Decoupled Internal Energy Regulation and Inertial Response Provision for Grid-Forming Multilevel-Converter-Based E-STATCOMs

TL;DR

This paper presents a novel control strategy for multilevel-converter-based E-STATCOMs that decouples internal energy regulation from inertial response, enhancing operational flexibility and reducing storage cycling under variable grid conditions.

Contribution

It introduces a control scheme that separates internal-energy regulation from inertial response in DS-MC E-STATCOMs, improving flexibility and storage management.

Findings

Decoupled energy regulation improves storage cycling efficiency.

The control strategy enables flexible operation as STATCOM or E-STATCOM.

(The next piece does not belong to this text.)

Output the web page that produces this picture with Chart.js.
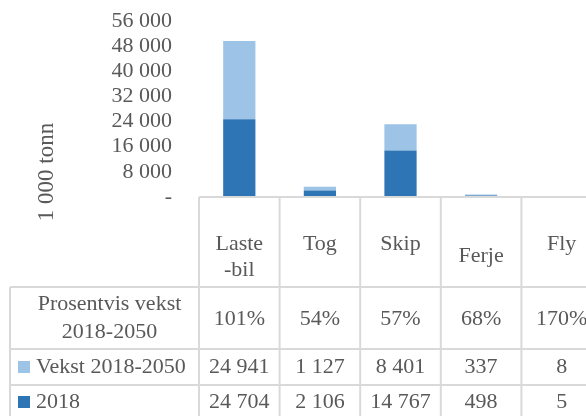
<!DOCTYPE html>
<html lang="no">
<head>
    <meta charset="UTF-8">
    <title>Godstransport 2018-2050</title>
    <script src="https://cdn.jsdelivr.net/npm/chart.js"></script>
    <style>
        html, body { margin: 0; padding: 0; background: #fff; }
        .wrap { width: 586px; height: 416px; overflow: hidden; position: relative; }
    </style>
</head>
<body>
    <div class="wrap">
        <canvas id="chart" width="640" height="416"></canvas>
    </div>
    <script>
        // data
        const categories = [['Laste', '-bil'], ['Tog'], ['Skip'], ['Ferje'], ['Fly']];
        const base2018 = [24704, 2106, 14767, 498, 5];
        const vekst = [24941, 1127, 8401, 337, 8];
        const prosent = ['101%', '54%', '57%', '68%', '170%'];
        const yTicks = [0, 8000, 16000, 24000, 32000, 40000, 48000, 56000];

        const dark = '#2e75b6';
        const light = '#9dc3e6';
        const textCol = '#595959';
        const lineCol = '#d9d9d9';
        const font = '"Liberation Serif", "Times New Roman", serif';

        const fmt = v => v === 0 ? '-' : String(v).replace(/\B(?=(\d{3})+(?!\d))/g, ' ');

        // draws the data table under the plot, the axis title and the baseline
        const tablePlugin = {
            id: 'dataTable',
            afterDraw(chart) {
                const ctx = chart.ctx;
                const area = chart.chartArea;
                const xs = chart.scales.x;
                const cw = (area.right - area.left) / categories.length;
                const rows = [area.bottom, 287, 349, 385, 420];
                const labelLeft = 10;

                ctx.save();
                ctx.strokeStyle = lineCol;
                ctx.lineWidth = 2;
                ctx.beginPath();
                // baseline
                ctx.moveTo(area.left, area.bottom);
                ctx.lineTo(area.right, area.bottom);
                // horizontal table rules
                for (let r = 1; r < rows.length - 1; r++) {
                    ctx.moveTo(labelLeft, rows[r]);
                    ctx.lineTo(area.right, rows[r]);
                }
                // vertical rules
                for (let i = 0; i <= categories.length; i++) {
                    const x = area.left + i * cw;
                    ctx.moveTo(x, area.bottom);
                    ctx.lineTo(x, rows[rows.length - 1]);
                }
                ctx.moveTo(labelLeft, rows[1]);
                ctx.lineTo(labelLeft, rows[rows.length - 1]);
                ctx.stroke();

                ctx.fillStyle = textCol;
                ctx.font = '22px ' + font;
                ctx.textAlign = 'center';
                ctx.textBaseline = 'alphabetic';

                const headDrop = { Ferje: 12 };
                categories.forEach((lines, i) => {
                    const cx = xs.getPixelForValue(i);
                    lines.forEach((t, k) => {
                        ctx.fillText(t, cx, 250 + k * 26 + (headDrop[t] || 0));
                    });
                    ctx.fillText(prosent[i], cx, 325);
                    ctx.fillText(fmt(vekst[i]), cx, 373);
                    ctx.fillText(fmt(base2018[i]), cx, 408);
                });

                // row labels
                const lx = (labelLeft + area.left) / 2 + 5;
                ctx.fillText('Prosentvis vekst', lx, 310);
                ctx.fillText('2018-2050', lx, 338);
                ctx.textAlign = 'left';
                ctx.fillText(chart.data.datasets[1].label, 36, 373);
                ctx.fillText(chart.data.datasets[0].label, 36, 408);
                ctx.fillStyle = light;
                ctx.fillRect(18, 361, 12, 12);
                ctx.fillStyle = dark;
                ctx.fillRect(18, 396, 12, 12);

                // axis title
                ctx.fillStyle = textCol;
                ctx.font = '23px ' + font;
                ctx.translate(53, 172);
                ctx.rotate(-Math.PI / 2);
                ctx.textAlign = 'center';
                ctx.fillText('1 000 tonn', 0, 0);
                ctx.restore();
            }
        };

        new Chart(document.getElementById('chart'), {
            type: 'bar',
            data: {
                labels: categories.map(c => c.join('')),
                datasets: [
                    { label: '2018', data: base2018, backgroundColor: dark },
                    { label: 'Vekst 2018-2050', data: vekst, backgroundColor: light }
                ]
            },
            options: {
                responsive: false,
                animation: false,
                layout: { padding: { left: 0, top: 21, right: 38, bottom: 219 } },
                plugins: { legend: { display: false }, tooltip: { enabled: false } },
                datasets: { bar: { categoryPercentage: 1, barPercentage: 0.4 } },
                scales: {
                    x: { stacked: true, display: false },
                    y: {
                        stacked: true,
                        min: 0,
                        max: 56000,
                        afterFit: s => {
                            s.width = 199;
                            s.paddingTop = 0;
                            s.paddingBottom = 0;
                        },
                        afterBuildTicks: s => { s.ticks = yTicks.map(v => ({ value: v })); },
                        grid: { display: false, drawTicks: false },
                        border: { display: false },
                        ticks: {
                            autoSkip: false,
                            padding: 27,
                            color: textCol,
                            font: { family: font, size: 22 },
                            callback: v => fmt(v)
                        }
                    }
                }
            },
            plugins: [tablePlugin]
        });
    </script>
</body>
</html>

Experimental results validate the effectiveness of the proposed method.

Abstract

As power systems accommodate higher shares of renewable generation, short-term power imbalances become more frequent and can manifest as pronounced voltage and frequency excursions under low-inertia conditions. E-STATCOMs (STATCOMs equipped with energy storage) offer a practical means to provide both voltage support and fast frequency assistance under grid-forming control. Among candidate implementations, double-star multilevel-converter (DS-MC)-based E-STATCOMs enable centralized energy-storage integration at the dc link, which improves thermal management and maintainability. Nevertheless, conventional dc-side power-based internal-energy regulation in DS-MCs can undesirably couple loss compensation to the energy-storage path, accelerating storage cycling and constraining operation when the storage is unavailable. This paper introduces a control strategy that assigns DS-MC total internal-energy regulation to the ac-side active-power path, while reserving dc-side storage power solely for frequency support. By decoupling internal-energy management from inertial-response provision, the proposed scheme enables flexible operation as either a STATCOM or an E-STATCOM according to storage availability and mitigates unnecessary storage cycling. The proposed strategy is verified through offline simulations and laboratory-scale experiments.